__WORK REQUIRED__:
All of the lines below are to be printed again exactly; images are excluded from the output.

__INFORMATION SUPPLIED__:
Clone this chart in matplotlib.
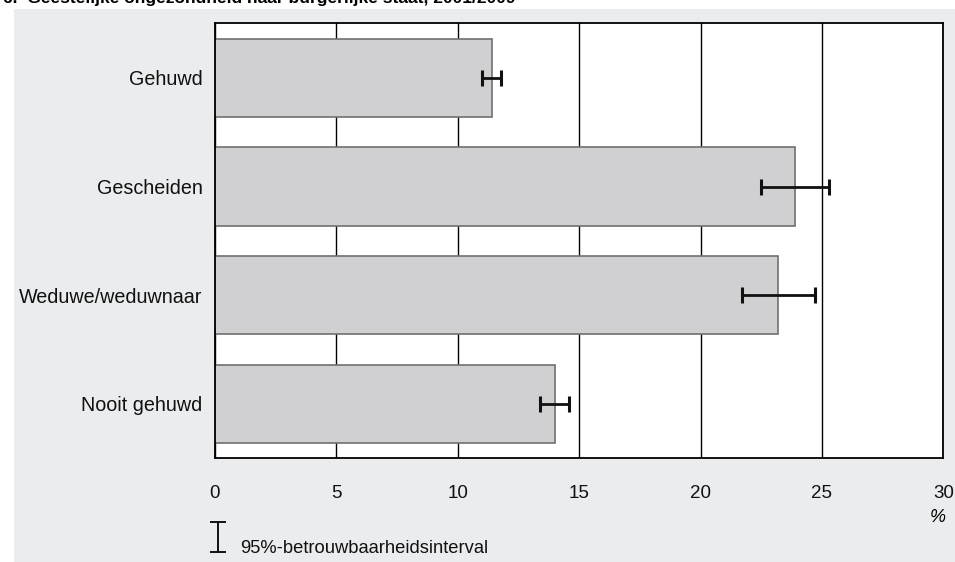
import matplotlib
matplotlib.use('Agg')
from matplotlib import pyplot as plt
from matplotlib.patches import Rectangle
from matplotlib.lines import Line2D

categories = ['Gehuwd', 'Gescheiden', 'Weduwe/weduwnaar', 'Nooit gehuwd']
values = [11.4, 23.9, 23.2, 14.0]
ci_low = [11.0, 22.5, 21.7, 13.4]
ci_high = [11.8, 25.3, 24.7, 14.6]
x_ticks = [0, 5, 10, 15, 20, 25, 30]

plt.rcParams['font.family'] = ['Liberation Sans', 'DejaVu Sans']

fig = plt.figure(figsize=(9.55, 5.62), dpi=100)
fig.patch.set_facecolor('white')

# grey panel behind the chart
fig.add_artist(Rectangle((14 / 955, 0), 1, 1 - 9 / 562, transform=fig.transFigure,
                         facecolor='#ebecee', edgecolor='none', zorder=0))

# heading sits partly above the top edge of the figure
fig.text(0.003, 1 - 3.5 / 562, '6.  Geestelijke ongezondheid naar burgerlijke staat, 2001/2009',
         fontsize=12.5, fontweight='bold', va='baseline', ha='left')

ax = fig.add_axes([215 / 955, 1 - 457.7 / 562, 728.3 / 955, 435 / 562])
ax.set_facecolor('white')
ax.set_axisbelow(True)

pos = list(range(len(categories)))
ax.barh(pos, values, height=0.72, color='#d0d0d2', edgecolor='#707070', linewidth=1.2, zorder=2)

err_lo = [v - lo for v, lo in zip(values, ci_low)]
err_hi = [hi - v for v, hi in zip(values, ci_high)]
ax.errorbar(values, pos, xerr=[err_lo, err_hi], fmt='none', ecolor='#111111',
            elinewidth=2, capsize=5.5, capthick=2.2, zorder=3)

ax.set_xlim(0, 30)
ax.set_ylim(3.495, -0.508)
ax.set_xticks(x_ticks)
ax.set_xticklabels([str(t) for t in x_ticks])
ax.set_yticks(pos)
ax.set_yticklabels(categories)
ax.tick_params(axis='both', length=0, labelsize=13.5, colors='#111111')
ax.tick_params(axis='y', labelsize=14.2, pad=9)
ax.tick_params(axis='x', pad=20)

ax.grid(axis='x', color='black', linewidth=1)
ax.grid(axis='y', visible=False)
for s in ax.spines.values():
    s.set_color('black')
    s.set_linewidth(1.3)

fig.text(938 / 955, 1 - 517 / 562, '%', fontsize=13, style='italic', ha='center', va='center')

# legend symbol for the confidence interval
lx, ytop, ybot, cw = 218 / 955, 1 - 522.3 / 562, 1 - 552.3 / 562, 7 / 955
fig.add_artist(Line2D([lx, lx], [ybot, ytop], color='#111111', linewidth=1.4, transform=fig.transFigure))
fig.add_artist(Line2D([lx - cw, lx + cw], [ytop, ytop], color='#111111', linewidth=1.4, transform=fig.transFigure))
fig.add_artist(Line2D([lx - cw, lx + cw], [ybot, ybot], color='#111111', linewidth=1.4, transform=fig.transFigure))
fig.text(240 / 955, 1 - 553 / 562, '95%-betrouwbaarheidsinterval', fontsize=13.2,
         ha='left', va='baseline', color='#111111')

fig.savefig('out.png', dpi=100, facecolor=fig.get_facecolor())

__THE REPLY__:
Clone this chart in matplotlib.
import matplotlib
matplotlib.use('Agg')
from matplotlib import pyplot as plt
from matplotlib.patches import Rectangle
from matplotlib.lines import Line2D

categories = ['Gehuwd', 'Gescheiden', 'Weduwe/weduwnaar', 'Nooit gehuwd']
values = [11.4, 23.9, 23.2, 14.0]
ci_low = [11.0, 22.5, 21.7, 13.4]
ci_high = [11.8, 25.3, 24.7, 14.6]
x_ticks = [0, 5, 10, 15, 20, 25, 30]

plt.rcParams['font.family'] = ['Liberation Sans', 'DejaVu Sans']

fig = plt.figure(figsize=(9.55, 5.62), dpi=100)
fig.patch.set_facecolor('white')

# grey panel behind the chart
fig.add_artist(Rectangle((14 / 955, 0), 1, 1 - 9 / 562, transform=fig.transFigure,
                         facecolor='#ebecee', edgecolor='none', zorder=0))

# heading sits partly above the top edge of the figure
fig.text(0.003, 1 - 3.5 / 562, '6.  Geestelijke ongezondheid naar burgerlijke staat, 2001/2009',
         fontsize=12.5, fontweight='bold', va='baseline', ha='left')

ax = fig.add_axes([215 / 955, 1 - 457.7 / 562, 728.3 / 955, 435 / 562])
ax.set_facecolor('white')
ax.set_axisbelow(True)

pos = list(range(len(categories)))
ax.barh(pos, values, height=0.72, color='#d0d0d2', edgecolor='#707070', linewidth=1.2, zorder=2)

err_lo = [v - lo for v, lo in zip(values, ci_low)]
err_hi = [hi - v for v, hi in zip(values, ci_high)]
ax.errorbar(values, pos, xerr=[err_lo, err_hi], fmt='none', ecolor='#111111',
            elinewidth=2, capsize=5.5, capthick=2.2, zorder=3)

ax.set_xlim(0, 30)
ax.set_ylim(3.495, -0.508)
ax.set_xticks(x_ticks)
ax.set_xticklabels([str(t) for t in x_ticks])
ax.set_yticks(pos)
ax.set_yticklabels(categories)
ax.tick_params(axis='both', length=0, labelsize=13.5, colors='#111111')
ax.tick_params(axis='y', labelsize=14.2, pad=9)
ax.tick_params(axis='x', pad=20)

ax.grid(axis='x', color='black', linewidth=1)
ax.grid(axis='y', visible=False)
for s in ax.spines.values():
    s.set_color('black')
    s.set_linewidth(1.3)

fig.text(938 / 955, 1 - 517 / 562, '%', fontsize=13, style='italic', ha='center', va='center')

# legend symbol for the confidence interval
lx, ytop, ybot, cw = 218 / 955, 1 - 522.3 / 562, 1 - 552.3 / 562, 7 / 955
fig.add_artist(Line2D([lx, lx], [ybot, ytop], color='#111111', linewidth=1.4, transform=fig.transFigure))
fig.add_artist(Line2D([lx - cw, lx + cw], [ytop, ytop], color='#111111', linewidth=1.4, transform=fig.transFigure))
fig.add_artist(Line2D([lx - cw, lx + cw], [ybot, ybot], color='#111111', linewidth=1.4, transform=fig.transFigure))
fig.text(240 / 955, 1 - 553 / 562, '95%-betrouwbaarheidsinterval', fontsize=13.2,
         ha='left', va='baseline', color='#111111')

fig.savefig('out.png', dpi=100, facecolor=fig.get_facecolor())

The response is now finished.